The TAPI pipeline was proposed in the 1990s by former president Saparmurat Niyazov, generating interest from the world biggest gas companies. In 1995, a consortium led by US-based energy company Unocal won the rights to the project. However, as hostility between the US and Taliban increased, Unocal withdrew from the project in 1998. New hope emerged after the four countries signed the intergovernmental agreement on the pipeline in 2010. In 2015 Ashgabat announced it had begun to work on its section of the pipeline.
Kabul began preparing the route for the pipeline in February 2018. However, it suspended the work in mid-2018 after unidentified gunmen killed five mine clearance workers and kidnapped a worker in the Kandahar province of the country. In 2020 the Afghan government stated that the work would resume in 2021. However, due to the Taliban’s takeover, the project was further delayed.
Despite current positive momentum, the future of TAPI remains uncertain for two major reasons. First, while the estimated cost of the pipeline is US$10bln, Turkmenistan has only pledged US$1.7bln whilst the Asian Development Bank (ADB) has indicated it would contribute US$1bln in loans. The remaining finance should come from commercial sources, lending to each of the four individual governments based on sovereign guarantees. However, commercial institutions have proved hesitant to participate in the project, particularly due to the involvement of Taliban and a lack of transparency in Turkmenistan.
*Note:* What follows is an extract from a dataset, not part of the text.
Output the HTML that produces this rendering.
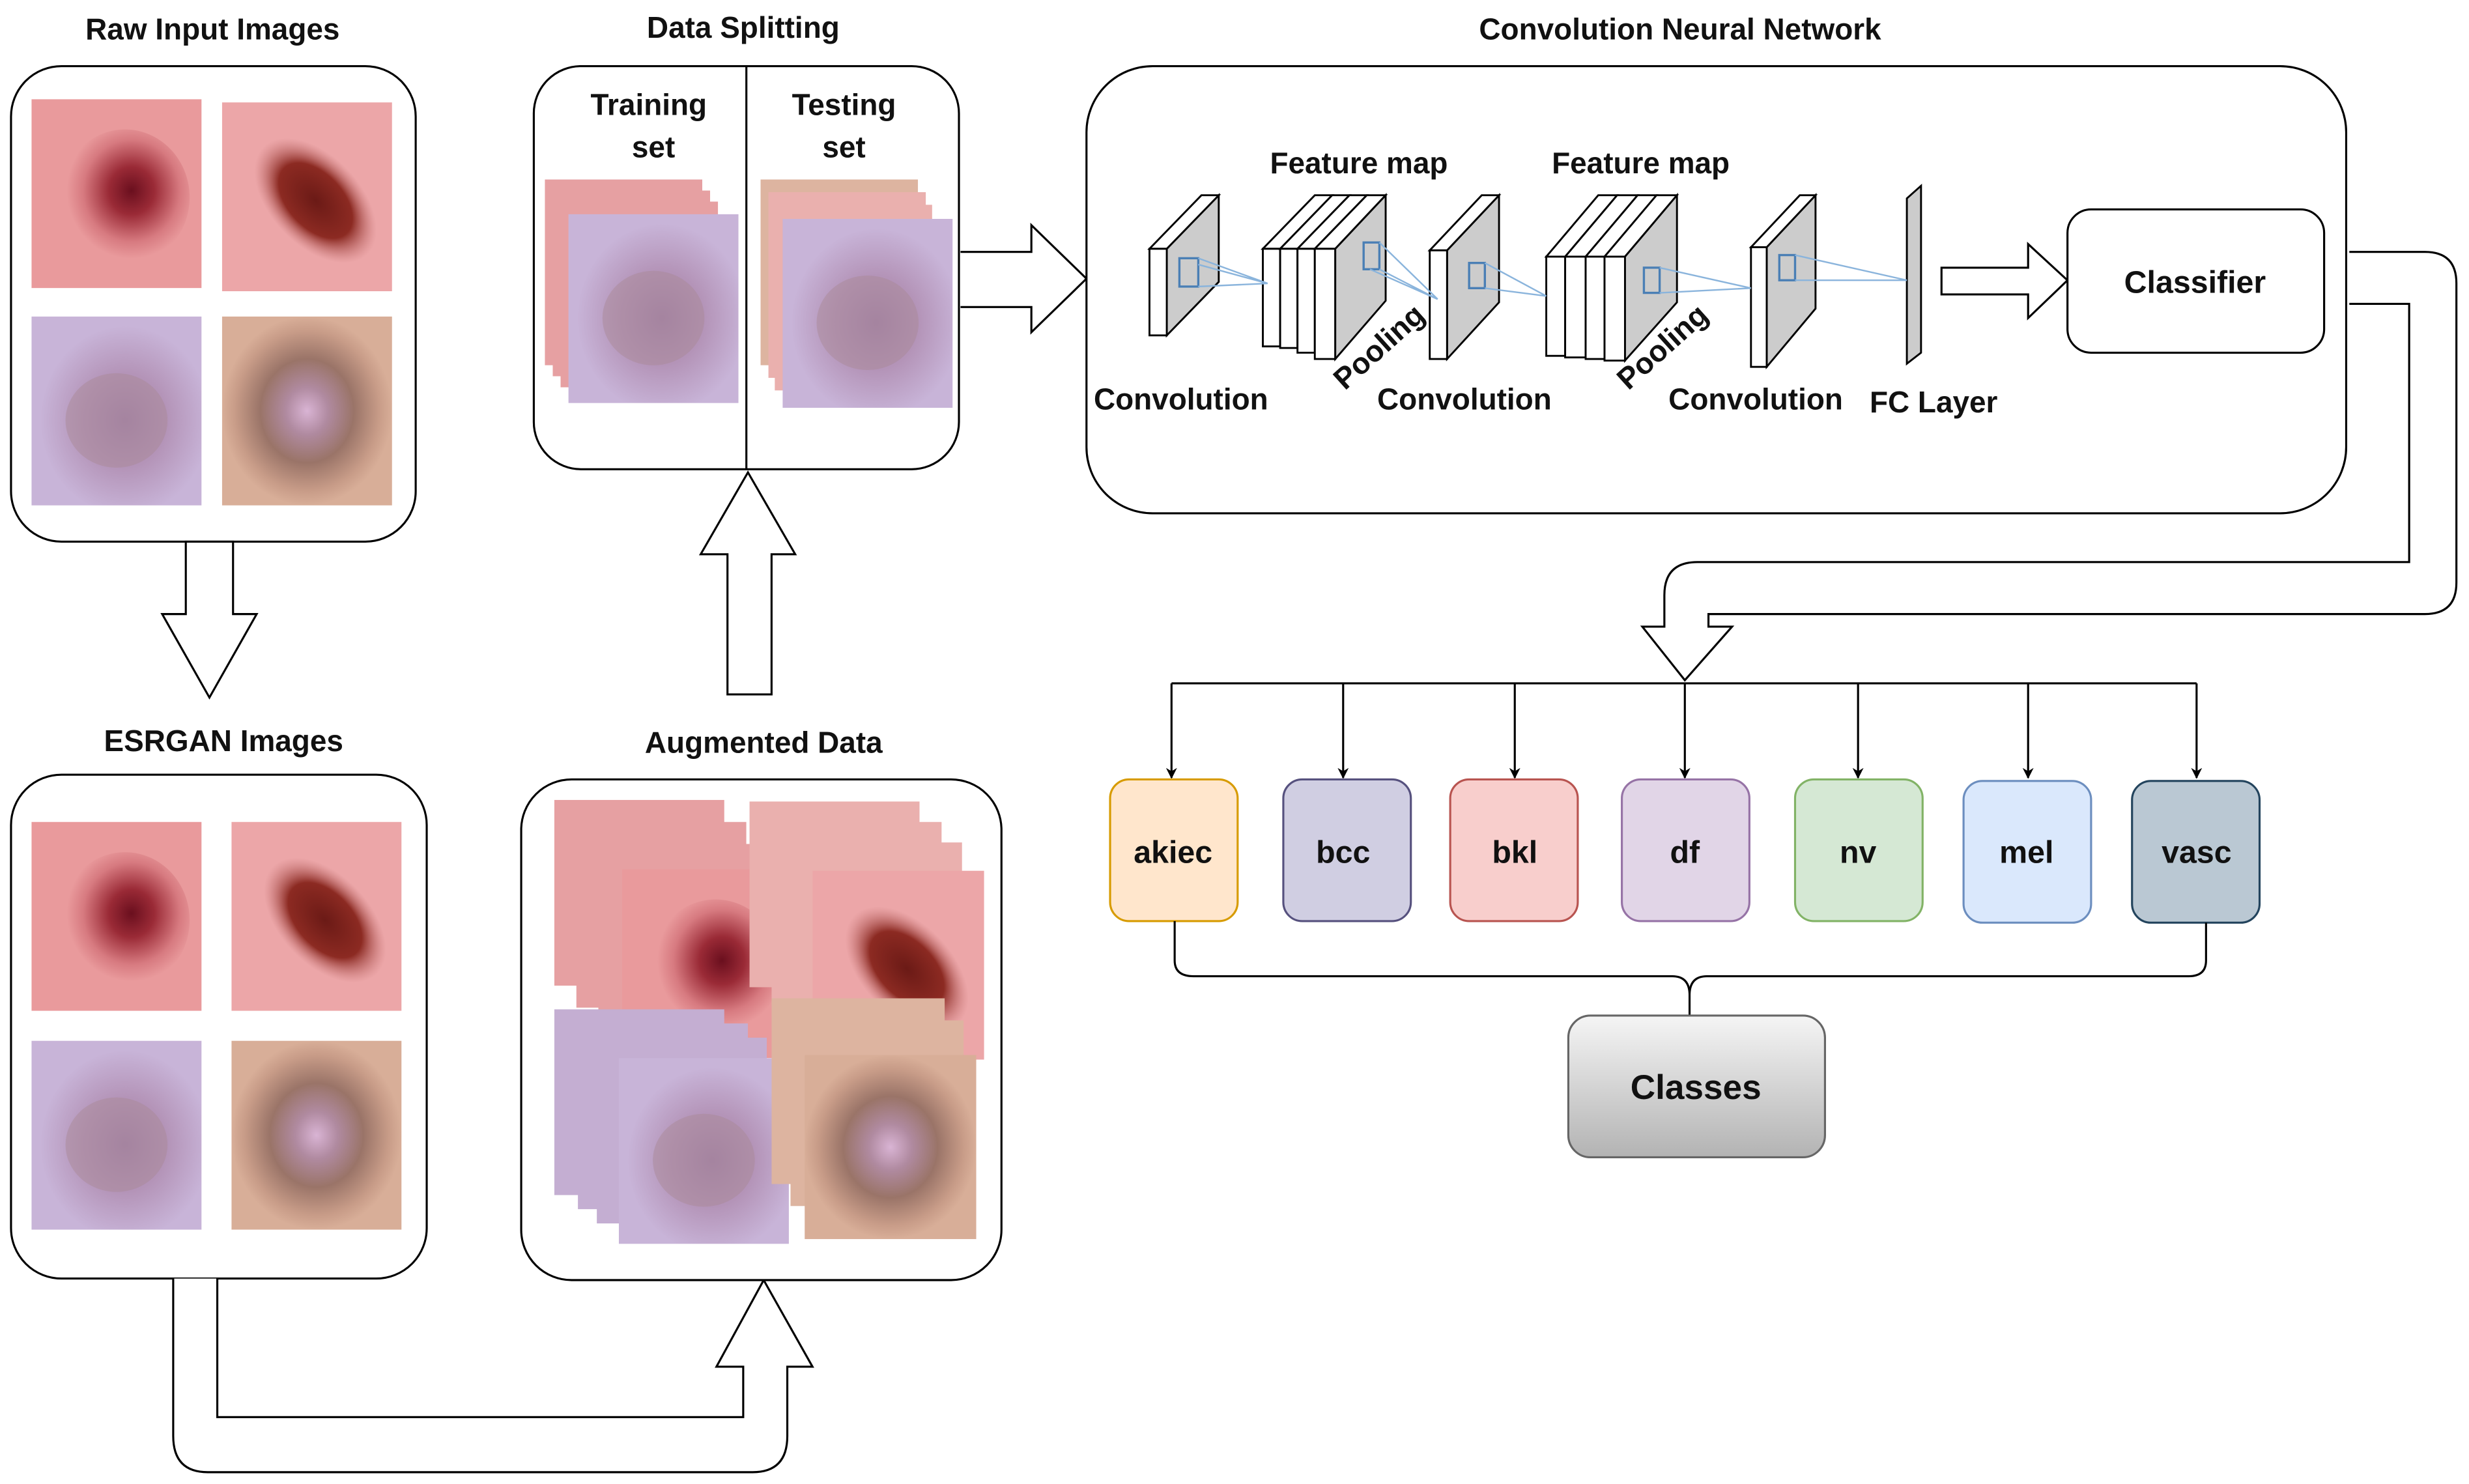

Second, securing the pipeline from attacks both during and post-construction will be challenging. Although Taliban has pledged to dedicate a unit of 30,000 troops to protect the pipeline, it is uncertain whether it can protect it from the country’s growing Islamic State Khorasan Province insurgency. While TAPI would avoid the most unstable Nangahar province, the recent rise of incidents underscores Taliban’s struggle to provide security in all Afghan regions, including Taliban’s stronghold Kandahar, one of the provinces through which the pipeline would run. Beyond Afghanistan, the TAPI pipeline would face major physical risks in Pakistan, especially in the country’s western Balochistan province which is currently facing a major separatist insurgency which has on several occasions targeted foreign development projects in the province, including multiple targetings of Chinese project engineers.